WHAT YOU SHOULD DO: Return the listing below verbatim. Pictures do not belong in the copy.

RAW DATA:

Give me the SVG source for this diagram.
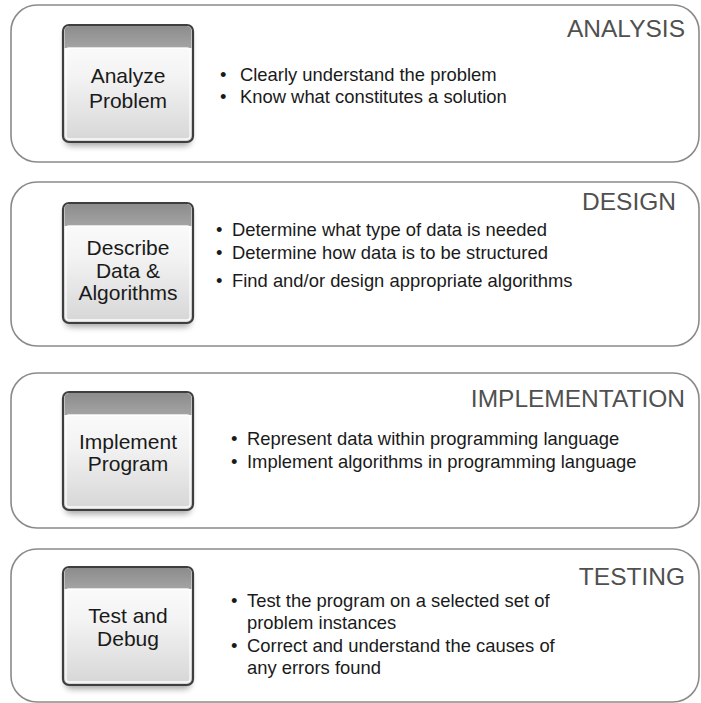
<svg xmlns="http://www.w3.org/2000/svg" width="701" height="703" viewBox="0 0 701 703">
<defs>
<linearGradient id="body" x1="0" y1="0" x2="0" y2="1">
<stop offset="0" stop-color="#ffffff"/>
<stop offset="0.45" stop-color="#f3f3f3"/>
<stop offset="1" stop-color="#d6d6d6"/>
</linearGradient>
<linearGradient id="hdr" x1="0" y1="0" x2="0" y2="1">
<stop offset="0" stop-color="#8c8c8c"/>
<stop offset="1" stop-color="#a4a4a4"/>
</linearGradient>
<filter id="shadow" x="-20%" y="-20%" width="140%" height="150%">
<feGaussianBlur stdDeviation="3"/>
</filter>
</defs>
<style>
.panel{fill:#ffffff;stroke:#8a8a8a;stroke-width:1.6}
.shadow{fill:#000;opacity:0.35;filter:url(#shadow)}
.box{fill:url(#body);stroke:#3e3e3e;stroke-width:2.2}
.hdr{fill:url(#hdr)}
.hi{fill:none;stroke:#ffffff;stroke-width:1.3;opacity:0.9}
.lbl{font-family:"Liberation Sans",Arial,sans-serif;font-size:21px;fill:#1a1a1a;text-anchor:middle}
.ttl{font-family:"Liberation Sans",Arial,sans-serif;font-size:24.5px;fill:#505050;text-anchor:end}
.txt{font-family:"Liberation Sans",Arial,sans-serif;font-size:18.4px;fill:#1a1a1a}
</style>
<rect width="701" height="703" fill="#ffffff"/>
<g id="connectors"/>

<g id="analysis">
<rect class="panel" x="11" y="5" width="688" height="157" rx="26"/>
<rect class="shadow" x="65" y="30" width="126" height="116" rx="6"/>
<rect class="box" x="63" y="25" width="130" height="117" rx="6"/>
<path class="hdr" d="M64.5,48 V31 a5,5 0 0 1 5,-5 H186.5 a5,5 0 0 1 5,5 V48 Z"/>
<rect class="hi" x="66" y="48" width="124" height="91" rx="3"/>
<text class="lbl" x="128" y="83">Analyze</text>
<text class="lbl" x="128" y="108">Problem</text>
<text class="ttl" x="685" y="37">ANALYSIS</text>
<text class="txt" x="220" y="81">•</text>
<text class="txt" x="240" y="81">Clearly understand the problem</text>
<text class="txt" x="220" y="103">•</text>
<text class="txt" x="240" y="103">Know what constitutes a solution</text>
</g>

<g id="design">
<rect class="panel" x="11" y="182" width="688" height="164" rx="26"/>
<rect class="shadow" x="65" y="208" width="126" height="119" rx="6"/>
<rect class="box" x="63" y="203" width="130" height="120" rx="6"/>
<path class="hdr" d="M64.5,226 V209 a5,5 0 0 1 5,-5 H186.5 a5,5 0 0 1 5,5 V226 Z"/>
<rect class="hi" x="66" y="226" width="124" height="94" rx="3"/>
<text class="lbl" x="128" y="255">Describe</text>
<text class="lbl" x="128" y="278">Data &amp;</text>
<text class="lbl" x="128" y="300">Algorithms</text>
<text class="ttl" x="676" y="210">DESIGN</text>
<text class="txt" x="216" y="236">•</text>
<text class="txt" x="232" y="236">Determine what type of data is needed</text>
<text class="txt" x="216" y="259">•</text>
<text class="txt" x="232" y="259">Determine how data is to be structured</text>
<text class="txt" x="216" y="287">•</text>
<text class="txt" x="232" y="287">Find and/or design appropriate algorithms</text>
</g>

<g id="implementation">
<rect class="panel" x="11" y="373" width="688" height="155" rx="26"/>
<rect class="shadow" x="65" y="397" width="126" height="117" rx="6"/>
<rect class="box" x="63" y="392" width="130" height="118" rx="6"/>
<path class="hdr" d="M64.5,415 V398 a5,5 0 0 1 5,-5 H186.5 a5,5 0 0 1 5,5 V415 Z"/>
<rect class="hi" x="66" y="415" width="124" height="92" rx="3"/>
<text class="lbl" x="128" y="449">Implement</text>
<text class="lbl" x="128" y="471">Program</text>
<text class="ttl" x="685" y="407">IMPLEMENTATION</text>
<text class="txt" x="231" y="445">•</text>
<text class="txt" x="247" y="445">Represent data within programming language</text>
<text class="txt" x="231" y="468">•</text>
<text class="txt" x="247" y="468">Implement algorithms in programming language</text>
</g>

<g id="testing">
<rect class="panel" x="11" y="549" width="688" height="153" rx="26"/>
<rect class="shadow" x="65" y="572" width="126" height="117" rx="6"/>
<rect class="box" x="63" y="567" width="130" height="118" rx="6"/>
<path class="hdr" d="M64.5,589 V573 a5,5 0 0 1 5,-5 H186.5 a5,5 0 0 1 5,5 V589 Z"/>
<rect class="hi" x="66" y="589" width="124" height="93" rx="3"/>
<text class="lbl" x="128" y="623">Test and</text>
<text class="lbl" x="128" y="646">Debug</text>
<text class="ttl" x="685" y="585">TESTING</text>
<text class="txt" x="231" y="607">•</text>
<text class="txt" x="247" y="607">Test the program on a selected set of</text>
<text class="txt" x="247" y="629">problem instances</text>
<text class="txt" x="231" y="652">•</text>
<text class="txt" x="247" y="652">Correct and understand the causes of</text>
<text class="txt" x="247" y="674">any errors found</text>
</g>
</svg>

CORRECT RESULT:
Give me the SVG source for this diagram.
<svg xmlns="http://www.w3.org/2000/svg" width="701" height="703" viewBox="0 0 701 703">
<defs>
<linearGradient id="body" x1="0" y1="0" x2="0" y2="1">
<stop offset="0" stop-color="#ffffff"/>
<stop offset="0.45" stop-color="#f3f3f3"/>
<stop offset="1" stop-color="#d6d6d6"/>
</linearGradient>
<linearGradient id="hdr" x1="0" y1="0" x2="0" y2="1">
<stop offset="0" stop-color="#8c8c8c"/>
<stop offset="1" stop-color="#a4a4a4"/>
</linearGradient>
<filter id="shadow" x="-20%" y="-20%" width="140%" height="150%">
<feGaussianBlur stdDeviation="3"/>
</filter>
</defs>
<style>
.panel{fill:#ffffff;stroke:#8a8a8a;stroke-width:1.6}
.shadow{fill:#000;opacity:0.35;filter:url(#shadow)}
.box{fill:url(#body);stroke:#3e3e3e;stroke-width:2.2}
.hdr{fill:url(#hdr)}
.hi{fill:none;stroke:#ffffff;stroke-width:1.3;opacity:0.9}
.lbl{font-family:"Liberation Sans",Arial,sans-serif;font-size:21px;fill:#1a1a1a;text-anchor:middle}
.ttl{font-family:"Liberation Sans",Arial,sans-serif;font-size:24.5px;fill:#505050;text-anchor:end}
.txt{font-family:"Liberation Sans",Arial,sans-serif;font-size:18.4px;fill:#1a1a1a}
</style>
<rect width="701" height="703" fill="#ffffff"/>
<g id="connectors"/>

<g id="analysis">
<rect class="panel" x="11" y="5" width="688" height="157" rx="26"/>
<rect class="shadow" x="65" y="30" width="126" height="116" rx="6"/>
<rect class="box" x="63" y="25" width="130" height="117" rx="6"/>
<path class="hdr" d="M64.5,48 V31 a5,5 0 0 1 5,-5 H186.5 a5,5 0 0 1 5,5 V48 Z"/>
<rect class="hi" x="66" y="48" width="124" height="91" rx="3"/>
<text class="lbl" x="128" y="83">Analyze</text>
<text class="lbl" x="128" y="108">Problem</text>
<text class="ttl" x="685" y="37">ANALYSIS</text>
<text class="txt" x="220" y="81">•</text>
<text class="txt" x="240" y="81">Clearly understand the problem</text>
<text class="txt" x="220" y="103">•</text>
<text class="txt" x="240" y="103">Know what constitutes a solution</text>
</g>

<g id="design">
<rect class="panel" x="11" y="182" width="688" height="164" rx="26"/>
<rect class="shadow" x="65" y="208" width="126" height="119" rx="6"/>
<rect class="box" x="63" y="203" width="130" height="120" rx="6"/>
<path class="hdr" d="M64.5,226 V209 a5,5 0 0 1 5,-5 H186.5 a5,5 0 0 1 5,5 V226 Z"/>
<rect class="hi" x="66" y="226" width="124" height="94" rx="3"/>
<text class="lbl" x="128" y="255">Describe</text>
<text class="lbl" x="128" y="278">Data &amp;</text>
<text class="lbl" x="128" y="300">Algorithms</text>
<text class="ttl" x="676" y="210">DESIGN</text>
<text class="txt" x="216" y="236">•</text>
<text class="txt" x="232" y="236">Determine what type of data is needed</text>
<text class="txt" x="216" y="259">•</text>
<text class="txt" x="232" y="259">Determine how data is to be structured</text>
<text class="txt" x="216" y="287">•</text>
<text class="txt" x="232" y="287">Find and/or design appropriate algorithms</text>
</g>

<g id="implementation">
<rect class="panel" x="11" y="373" width="688" height="155" rx="26"/>
<rect class="shadow" x="65" y="397" width="126" height="117" rx="6"/>
<rect class="box" x="63" y="392" width="130" height="118" rx="6"/>
<path class="hdr" d="M64.5,415 V398 a5,5 0 0 1 5,-5 H186.5 a5,5 0 0 1 5,5 V415 Z"/>
<rect class="hi" x="66" y="415" width="124" height="92" rx="3"/>
<text class="lbl" x="128" y="449">Implement</text>
<text class="lbl" x="128" y="471">Program</text>
<text class="ttl" x="685" y="407">IMPLEMENTATION</text>
<text class="txt" x="231" y="445">•</text>
<text class="txt" x="247" y="445">Represent data within programming language</text>
<text class="txt" x="231" y="468">•</text>
<text class="txt" x="247" y="468">Implement algorithms in programming language</text>
</g>

<g id="testing">
<rect class="panel" x="11" y="549" width="688" height="153" rx="26"/>
<rect class="shadow" x="65" y="572" width="126" height="117" rx="6"/>
<rect class="box" x="63" y="567" width="130" height="118" rx="6"/>
<path class="hdr" d="M64.5,589 V573 a5,5 0 0 1 5,-5 H186.5 a5,5 0 0 1 5,5 V589 Z"/>
<rect class="hi" x="66" y="589" width="124" height="93" rx="3"/>
<text class="lbl" x="128" y="623">Test and</text>
<text class="lbl" x="128" y="646">Debug</text>
<text class="ttl" x="685" y="585">TESTING</text>
<text class="txt" x="231" y="607">•</text>
<text class="txt" x="247" y="607">Test the program on a selected set of</text>
<text class="txt" x="247" y="629">problem instances</text>
<text class="txt" x="231" y="652">•</text>
<text class="txt" x="247" y="652">Correct and understand the causes of</text>
<text class="txt" x="247" y="674">any errors found</text>
</g>
</svg>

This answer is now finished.